Rows from a dataset of charts and code:
--- Begin ---
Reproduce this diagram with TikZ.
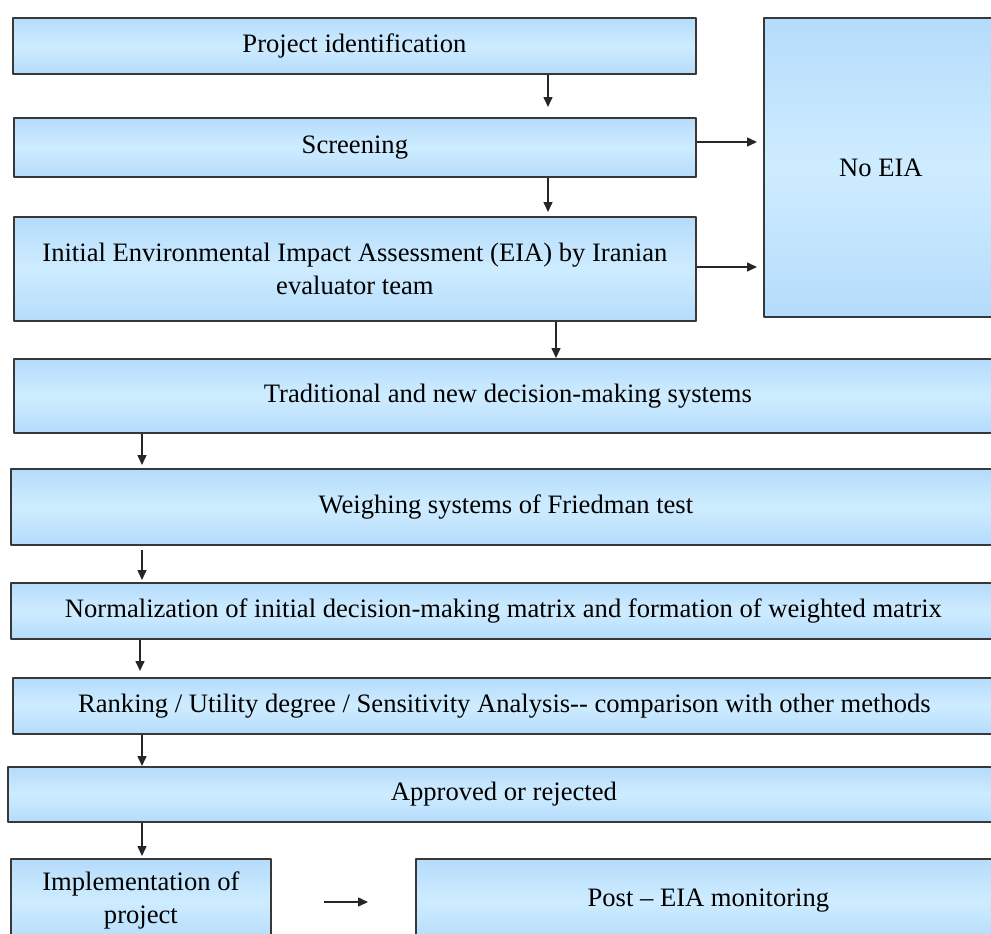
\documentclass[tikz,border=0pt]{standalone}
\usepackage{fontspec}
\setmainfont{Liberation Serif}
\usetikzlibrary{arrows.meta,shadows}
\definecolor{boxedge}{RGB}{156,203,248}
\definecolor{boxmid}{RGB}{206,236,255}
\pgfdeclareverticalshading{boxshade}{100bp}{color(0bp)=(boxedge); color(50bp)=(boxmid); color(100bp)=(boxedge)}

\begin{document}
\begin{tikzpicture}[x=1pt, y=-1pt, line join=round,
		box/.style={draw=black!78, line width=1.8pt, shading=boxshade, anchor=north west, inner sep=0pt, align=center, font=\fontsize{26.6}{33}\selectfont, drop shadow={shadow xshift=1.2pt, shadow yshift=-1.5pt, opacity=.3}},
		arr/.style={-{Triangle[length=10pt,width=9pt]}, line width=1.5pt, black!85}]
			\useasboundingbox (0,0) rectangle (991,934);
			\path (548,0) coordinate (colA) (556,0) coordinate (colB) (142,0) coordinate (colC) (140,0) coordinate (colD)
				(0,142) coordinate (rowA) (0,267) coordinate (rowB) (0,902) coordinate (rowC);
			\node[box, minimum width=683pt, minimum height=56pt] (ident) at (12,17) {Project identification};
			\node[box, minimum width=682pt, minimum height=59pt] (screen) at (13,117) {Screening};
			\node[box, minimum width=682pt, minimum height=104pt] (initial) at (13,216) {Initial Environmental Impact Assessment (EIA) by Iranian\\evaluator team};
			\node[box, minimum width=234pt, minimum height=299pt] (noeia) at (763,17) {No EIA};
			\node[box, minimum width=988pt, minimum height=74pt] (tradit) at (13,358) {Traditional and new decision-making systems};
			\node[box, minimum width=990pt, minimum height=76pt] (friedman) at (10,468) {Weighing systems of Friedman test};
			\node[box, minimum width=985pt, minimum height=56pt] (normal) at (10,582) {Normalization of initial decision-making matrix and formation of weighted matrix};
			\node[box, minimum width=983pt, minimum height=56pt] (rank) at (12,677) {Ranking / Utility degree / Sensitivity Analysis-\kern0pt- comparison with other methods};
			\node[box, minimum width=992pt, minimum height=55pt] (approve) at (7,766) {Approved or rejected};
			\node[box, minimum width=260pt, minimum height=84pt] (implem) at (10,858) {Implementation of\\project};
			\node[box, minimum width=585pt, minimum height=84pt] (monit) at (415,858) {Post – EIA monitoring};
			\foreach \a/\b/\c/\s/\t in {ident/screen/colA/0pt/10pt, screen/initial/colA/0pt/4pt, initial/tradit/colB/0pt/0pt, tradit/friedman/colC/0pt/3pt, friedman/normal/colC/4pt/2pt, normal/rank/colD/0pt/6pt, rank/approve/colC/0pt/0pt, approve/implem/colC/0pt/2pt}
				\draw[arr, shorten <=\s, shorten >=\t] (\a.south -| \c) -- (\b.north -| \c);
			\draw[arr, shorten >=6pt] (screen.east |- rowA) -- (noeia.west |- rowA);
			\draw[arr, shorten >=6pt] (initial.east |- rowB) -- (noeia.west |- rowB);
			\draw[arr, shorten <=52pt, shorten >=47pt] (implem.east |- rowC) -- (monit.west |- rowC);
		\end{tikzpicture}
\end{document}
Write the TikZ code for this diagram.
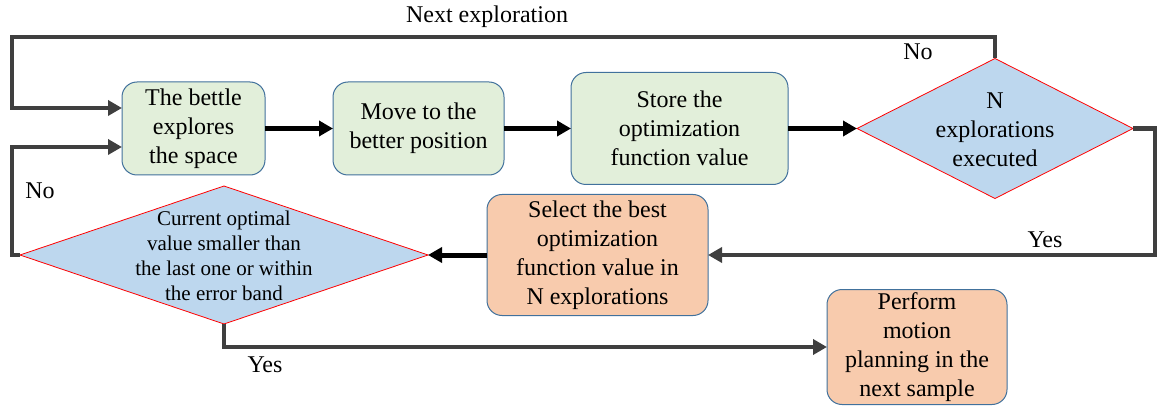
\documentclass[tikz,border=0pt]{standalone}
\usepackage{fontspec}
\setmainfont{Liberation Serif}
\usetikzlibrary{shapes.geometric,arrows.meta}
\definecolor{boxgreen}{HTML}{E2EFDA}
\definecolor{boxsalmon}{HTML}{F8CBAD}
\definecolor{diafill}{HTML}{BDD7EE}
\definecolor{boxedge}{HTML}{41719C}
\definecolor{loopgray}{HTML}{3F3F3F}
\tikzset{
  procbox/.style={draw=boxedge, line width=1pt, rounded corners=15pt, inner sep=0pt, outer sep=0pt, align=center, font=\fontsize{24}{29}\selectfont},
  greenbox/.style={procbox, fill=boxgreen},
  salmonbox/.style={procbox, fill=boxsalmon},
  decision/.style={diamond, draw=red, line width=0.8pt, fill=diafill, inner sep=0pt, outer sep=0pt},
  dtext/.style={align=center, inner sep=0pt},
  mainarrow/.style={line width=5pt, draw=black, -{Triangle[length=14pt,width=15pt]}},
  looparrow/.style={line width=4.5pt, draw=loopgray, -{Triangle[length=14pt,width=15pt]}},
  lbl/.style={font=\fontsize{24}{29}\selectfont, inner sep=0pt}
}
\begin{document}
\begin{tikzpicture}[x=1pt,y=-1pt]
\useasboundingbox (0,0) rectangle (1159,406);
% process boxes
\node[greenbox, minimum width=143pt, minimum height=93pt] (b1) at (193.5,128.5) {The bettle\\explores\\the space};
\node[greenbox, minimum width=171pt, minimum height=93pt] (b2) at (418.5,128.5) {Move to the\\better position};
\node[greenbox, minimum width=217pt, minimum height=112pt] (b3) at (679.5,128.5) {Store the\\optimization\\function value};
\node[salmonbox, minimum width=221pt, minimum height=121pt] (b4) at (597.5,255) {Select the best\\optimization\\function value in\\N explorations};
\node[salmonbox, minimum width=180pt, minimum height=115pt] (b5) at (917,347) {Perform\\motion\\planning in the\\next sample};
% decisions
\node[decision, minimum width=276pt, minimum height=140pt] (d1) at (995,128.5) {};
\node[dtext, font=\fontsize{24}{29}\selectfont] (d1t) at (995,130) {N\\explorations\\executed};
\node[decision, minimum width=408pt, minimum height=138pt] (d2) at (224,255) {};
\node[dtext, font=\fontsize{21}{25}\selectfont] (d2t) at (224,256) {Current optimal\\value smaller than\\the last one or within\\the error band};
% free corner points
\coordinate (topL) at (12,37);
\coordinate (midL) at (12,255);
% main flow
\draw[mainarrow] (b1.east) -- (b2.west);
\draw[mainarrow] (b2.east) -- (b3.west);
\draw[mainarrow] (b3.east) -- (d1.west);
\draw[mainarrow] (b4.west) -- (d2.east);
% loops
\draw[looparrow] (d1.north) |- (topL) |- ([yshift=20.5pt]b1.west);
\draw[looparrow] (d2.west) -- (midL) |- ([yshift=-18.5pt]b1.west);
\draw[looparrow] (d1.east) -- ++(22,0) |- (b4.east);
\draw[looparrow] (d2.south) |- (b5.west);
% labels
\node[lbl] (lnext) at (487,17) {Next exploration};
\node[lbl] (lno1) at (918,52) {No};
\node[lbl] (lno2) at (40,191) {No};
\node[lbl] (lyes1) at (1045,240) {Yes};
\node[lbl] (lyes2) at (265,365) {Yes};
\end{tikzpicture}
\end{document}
--- End ---
THE EXERCISE
Reproduce the full listing above verbatim, with no pictures included.

ANSWER TO THIS PROBLEM
Reproduce this diagram with TikZ.
\documentclass[tikz,border=0pt]{standalone}
\usepackage{fontspec}
\setmainfont{Liberation Serif}
\usetikzlibrary{arrows.meta,shadows}
\definecolor{boxedge}{RGB}{156,203,248}
\definecolor{boxmid}{RGB}{206,236,255}
\pgfdeclareverticalshading{boxshade}{100bp}{color(0bp)=(boxedge); color(50bp)=(boxmid); color(100bp)=(boxedge)}

\begin{document}
\begin{tikzpicture}[x=1pt, y=-1pt, line join=round,
		box/.style={draw=black!78, line width=1.8pt, shading=boxshade, anchor=north west, inner sep=0pt, align=center, font=\fontsize{26.6}{33}\selectfont, drop shadow={shadow xshift=1.2pt, shadow yshift=-1.5pt, opacity=.3}},
		arr/.style={-{Triangle[length=10pt,width=9pt]}, line width=1.5pt, black!85}]
			\useasboundingbox (0,0) rectangle (991,934);
			\path (548,0) coordinate (colA) (556,0) coordinate (colB) (142,0) coordinate (colC) (140,0) coordinate (colD)
				(0,142) coordinate (rowA) (0,267) coordinate (rowB) (0,902) coordinate (rowC);
			\node[box, minimum width=683pt, minimum height=56pt] (ident) at (12,17) {Project identification};
			\node[box, minimum width=682pt, minimum height=59pt] (screen) at (13,117) {Screening};
			\node[box, minimum width=682pt, minimum height=104pt] (initial) at (13,216) {Initial Environmental Impact Assessment (EIA) by Iranian\\evaluator team};
			\node[box, minimum width=234pt, minimum height=299pt] (noeia) at (763,17) {No EIA};
			\node[box, minimum width=988pt, minimum height=74pt] (tradit) at (13,358) {Traditional and new decision-making systems};
			\node[box, minimum width=990pt, minimum height=76pt] (friedman) at (10,468) {Weighing systems of Friedman test};
			\node[box, minimum width=985pt, minimum height=56pt] (normal) at (10,582) {Normalization of initial decision-making matrix and formation of weighted matrix};
			\node[box, minimum width=983pt, minimum height=56pt] (rank) at (12,677) {Ranking / Utility degree / Sensitivity Analysis-\kern0pt- comparison with other methods};
			\node[box, minimum width=992pt, minimum height=55pt] (approve) at (7,766) {Approved or rejected};
			\node[box, minimum width=260pt, minimum height=84pt] (implem) at (10,858) {Implementation of\\project};
			\node[box, minimum width=585pt, minimum height=84pt] (monit) at (415,858) {Post – EIA monitoring};
			\foreach \a/\b/\c/\s/\t in {ident/screen/colA/0pt/10pt, screen/initial/colA/0pt/4pt, initial/tradit/colB/0pt/0pt, tradit/friedman/colC/0pt/3pt, friedman/normal/colC/4pt/2pt, normal/rank/colD/0pt/6pt, rank/approve/colC/0pt/0pt, approve/implem/colC/0pt/2pt}
				\draw[arr, shorten <=\s, shorten >=\t] (\a.south -| \c) -- (\b.north -| \c);
			\draw[arr, shorten >=6pt] (screen.east |- rowA) -- (noeia.west |- rowA);
			\draw[arr, shorten >=6pt] (initial.east |- rowB) -- (noeia.west |- rowB);
			\draw[arr, shorten <=52pt, shorten >=47pt] (implem.east |- rowC) -- (monit.west |- rowC);
		\end{tikzpicture}
\end{document}
Write the TikZ code for this diagram.
\documentclass[tikz,border=0pt]{standalone}
\usepackage{fontspec}
\setmainfont{Liberation Serif}
\usetikzlibrary{shapes.geometric,arrows.meta}
\definecolor{boxgreen}{HTML}{E2EFDA}
\definecolor{boxsalmon}{HTML}{F8CBAD}
\definecolor{diafill}{HTML}{BDD7EE}
\definecolor{boxedge}{HTML}{41719C}
\definecolor{loopgray}{HTML}{3F3F3F}
\tikzset{
  procbox/.style={draw=boxedge, line width=1pt, rounded corners=15pt, inner sep=0pt, outer sep=0pt, align=center, font=\fontsize{24}{29}\selectfont},
  greenbox/.style={procbox, fill=boxgreen},
  salmonbox/.style={procbox, fill=boxsalmon},
  decision/.style={diamond, draw=red, line width=0.8pt, fill=diafill, inner sep=0pt, outer sep=0pt},
  dtext/.style={align=center, inner sep=0pt},
  mainarrow/.style={line width=5pt, draw=black, -{Triangle[length=14pt,width=15pt]}},
  looparrow/.style={line width=4.5pt, draw=loopgray, -{Triangle[length=14pt,width=15pt]}},
  lbl/.style={font=\fontsize{24}{29}\selectfont, inner sep=0pt}
}
\begin{document}
\begin{tikzpicture}[x=1pt,y=-1pt]
\useasboundingbox (0,0) rectangle (1159,406);
% process boxes
\node[greenbox, minimum width=143pt, minimum height=93pt] (b1) at (193.5,128.5) {The bettle\\explores\\the space};
\node[greenbox, minimum width=171pt, minimum height=93pt] (b2) at (418.5,128.5) {Move to the\\better position};
\node[greenbox, minimum width=217pt, minimum height=112pt] (b3) at (679.5,128.5) {Store the\\optimization\\function value};
\node[salmonbox, minimum width=221pt, minimum height=121pt] (b4) at (597.5,255) {Select the best\\optimization\\function value in\\N explorations};
\node[salmonbox, minimum width=180pt, minimum height=115pt] (b5) at (917,347) {Perform\\motion\\planning in the\\next sample};
% decisions
\node[decision, minimum width=276pt, minimum height=140pt] (d1) at (995,128.5) {};
\node[dtext, font=\fontsize{24}{29}\selectfont] (d1t) at (995,130) {N\\explorations\\executed};
\node[decision, minimum width=408pt, minimum height=138pt] (d2) at (224,255) {};
\node[dtext, font=\fontsize{21}{25}\selectfont] (d2t) at (224,256) {Current optimal\\value smaller than\\the last one or within\\the error band};
% free corner points
\coordinate (topL) at (12,37);
\coordinate (midL) at (12,255);
% main flow
\draw[mainarrow] (b1.east) -- (b2.west);
\draw[mainarrow] (b2.east) -- (b3.west);
\draw[mainarrow] (b3.east) -- (d1.west);
\draw[mainarrow] (b4.west) -- (d2.east);
% loops
\draw[looparrow] (d1.north) |- (topL) |- ([yshift=20.5pt]b1.west);
\draw[looparrow] (d2.west) -- (midL) |- ([yshift=-18.5pt]b1.west);
\draw[looparrow] (d1.east) -- ++(22,0) |- (b4.east);
\draw[looparrow] (d2.south) |- (b5.west);
% labels
\node[lbl] (lnext) at (487,17) {Next exploration};
\node[lbl] (lno1) at (918,52) {No};
\node[lbl] (lno2) at (40,191) {No};
\node[lbl] (lyes1) at (1045,240) {Yes};
\node[lbl] (lyes2) at (265,365) {Yes};
\end{tikzpicture}
\end{document}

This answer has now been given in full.